GIVEN TASK: Exclude the pictures, then copy word for word the lines running from the beginning of the records through the line with "1.05, 0.55, 0.0];".

Rows from a dataset of charts and code:
====
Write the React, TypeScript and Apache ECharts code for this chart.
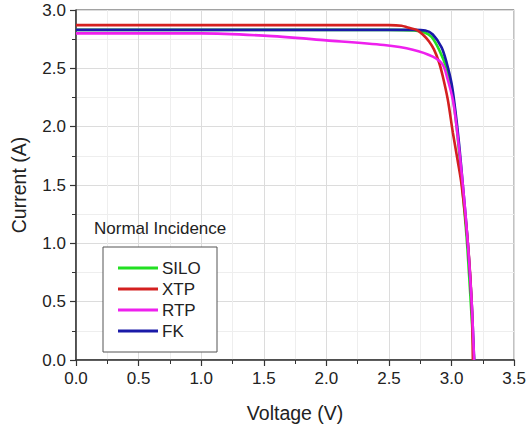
import React, { useEffect, useRef } from "react";
import * as echarts from "echarts";

const xTicks = [0, 0.5, 1.0, 1.5, 2.0, 2.5, 3.0, 3.5];
const yTicks = [0, 0.5, 1.0, 1.5, 2.0, 2.5, 3.0];

const siloV = [0, 0.5, 1.0, 1.5, 2.0, 2.5, 2.7, 2.78, 2.84, 2.9, 2.96, 3.0, 3.04, 3.08, 3.12, 3.15, 3.18];
const siloI = [2.83, 2.83, 2.83, 2.83, 2.83, 2.83, 2.825, 2.81, 2.77, 2.66, 2.5, 2.33, 2.0, 1.55, 1.05, 0.55, 0.0];

const fkV = [0, 0.5, 1.0, 1.5, 2.0, 2.5, 2.7, 2.79, 2.85, 2.92, 2.96, 3.0, 3.03, 3.06, 3.09, 3.13, 3.16, 3.18];
const fkI = [2.83, 2.83, 2.83, 2.83, 2.83, 2.83, 2.83, 2.825, 2.79, 2.68, 2.55, 2.37, 2.14, 1.85, 1.5, 1.0, 0.5, 0.0];

const xtpV = [0, 0.5, 1.0, 1.5, 2.0, 2.5, 2.6, 2.65, 2.72, 2.77, 2.82, 2.86, 2.9, 2.93, 2.97, 3.01, 3.05, 3.08, 3.13, 3.16, 3.17];
const xtpI = [2.87, 2.87, 2.87, 2.87, 2.87, 2.87, 2.865, 2.85, 2.83, 2.79, 2.73, 2.66, 2.55, 2.43, 2.23, 1.95, 1.7, 1.5, 1.0, 0.5, 0.0];

const rtpV = [0, 0.5, 1.0, 1.5, 2.0, 2.46, 2.69, 2.85, 2.93, 2.97, 3.01, 3.04, 3.09, 3.13, 3.16, 3.18];
const rtpI = [2.8, 2.8, 2.8, 2.78, 2.74, 2.7, 2.66, 2.6, 2.53, 2.4, 2.23, 2.0, 1.5, 1.0, 0.5, 0.0];

const legendOrder = ["SILO", "XTP", "RTP", "FK"];

const zip = (v: number[], c: number[]) => v.map((x, i) => [x, c[i]]);

const FONT = "Arial, 'Liberation Sans', sans-serif";

export default function App() {
  const ref = useRef<HTMLDivElement>(null);
  useEffect(() => {
    if (!ref.current) return;
    const chart = echarts.init(ref.current, undefined, { renderer: "svg" });
    const line = (name: string, color: string, data: number[][]) => ({
      name,
      type: "line",
      data,
      symbol: "none",
      smooth: 0.3,
      lineStyle: { color, width: 2.6 },
      itemStyle: { color },
    });
    chart.setOption({
      animation: false,
      textStyle: { fontFamily: FONT },
      title: {
        text: "Normal Incidence",
        left: 94,
        top: 220,
        padding: 0,
        textStyle: { fontSize: 17, fontWeight: "normal", color: "#222", fontFamily: FONT },
      },
      grid: {
        left: 76,
        right: 14,
        top: 10,
        bottom: 69,
        show: true,
        borderColor: "#444",
        borderWidth: 1,
        backgroundColor: "transparent",
      },
      graphic: [
        {
          type: "rect",
          shape: { x: 103, y: 247, width: 114, height: 105 },
          style: { fill: "#fff", stroke: "#555", lineWidth: 1 },
          z: 5,
        },
      ],
      legend: {
        data: legendOrder,
        orient: "vertical",
        left: 118,
        top: 259.5,
        padding: 0,
        itemWidth: 40,
        itemHeight: 17,
        itemGap: 4,
        icon: "path://M0,0 L40,0 L40,3 L0,3 Z",
        textStyle: { fontSize: 17, lineHeight: 17, color: "#222", fontFamily: FONT, padding: [0, 0, 0, -1] },
        z: 10,
      },
      xAxis: {
        type: "value",
        min: xTicks[0],
        max: xTicks[xTicks.length - 1],
        interval: 0.5,
        name: "Voltage (V)",
        nameLocation: "middle",
        nameGap: 43,
        nameTextStyle: { fontSize: 19.5, color: "#222", fontFamily: FONT },
        axisLine: { show: true, onZero: false, lineStyle: { color: "#333", width: 1.5 } },
        axisTick: { show: true, length: 6, lineStyle: { color: "#333", width: 1.2 } },
        minorTick: { show: true, splitNumber: 2, length: 4, lineStyle: { color: "#333" } },
        splitLine: { show: true, lineStyle: { color: "#dcdcdc", width: 1 } },
        minorSplitLine: { show: true, lineStyle: { color: "#eeeeee", width: 1 } },
        axisLabel: {
          fontSize: 17,
          color: "#222",
          margin: 10,
          formatter: (v: number) => v.toFixed(1),
        },
      },
      yAxis: {
        type: "value",
        min: yTicks[0],
        max: yTicks[yTicks.length - 1],
        interval: 0.5,
        name: "Current (A)",
        nameLocation: "middle",
        nameGap: 47,
        nameTextStyle: { fontSize: 19.5, color: "#222", fontFamily: FONT },
        axisLine: { show: true, onZero: false, lineStyle: { color: "#333", width: 1.5 } },
        axisTick: { show: true, length: 6, lineStyle: { color: "#333", width: 1.2 } },
        minorTick: { show: true, splitNumber: 2, length: 4, lineStyle: { color: "#333" } },
        splitLine: { show: true, lineStyle: { color: "#dcdcdc", width: 1 } },
        minorSplitLine: { show: true, lineStyle: { color: "#eeeeee", width: 1 } },
        axisLabel: {
          fontSize: 17,
          color: "#222",
          margin: 10,
          formatter: (v: number) => v.toFixed(1),
        },
      },
      series: [
        line("SILO", "#22e022", zip(siloV, siloI)),
        line("FK", "#1a1aa8", zip(fkV, fkI)),
        line("XTP", "#d42020", zip(xtpV, xtpI)),
        line("RTP", "#ee20ee", zip(rtpV, rtpI)),
      ],
    });
    return () => chart.dispose();
  }, []);
  return <div ref={ref} style={{ width: 529, height: 429, position: "absolute", left: 0, top: 0 }} />;
}
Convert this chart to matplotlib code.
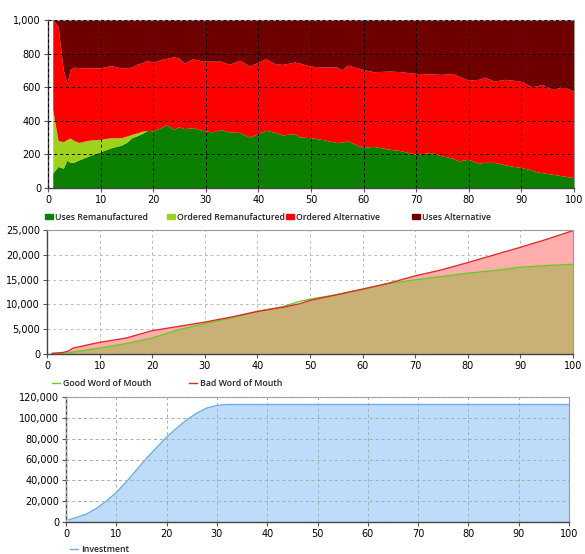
====
REPLY:
Write the React, TypeScript and Apache ECharts code for this chart.
import React, { useEffect, useRef } from "react";
import * as echarts from "echarts";

const xTicks = [0, 0.5, 1.0, 1.5, 2.0, 2.5, 3.0, 3.5];
const yTicks = [0, 0.5, 1.0, 1.5, 2.0, 2.5, 3.0];

const siloV = [0, 0.5, 1.0, 1.5, 2.0, 2.5, 2.7, 2.78, 2.84, 2.9, 2.96, 3.0, 3.04, 3.08, 3.12, 3.15, 3.18];
const siloI = [2.83, 2.83, 2.83, 2.83, 2.83, 2.83, 2.825, 2.81, 2.77, 2.66, 2.5, 2.33, 2.0, 1.55, 1.05, 0.55, 0.0];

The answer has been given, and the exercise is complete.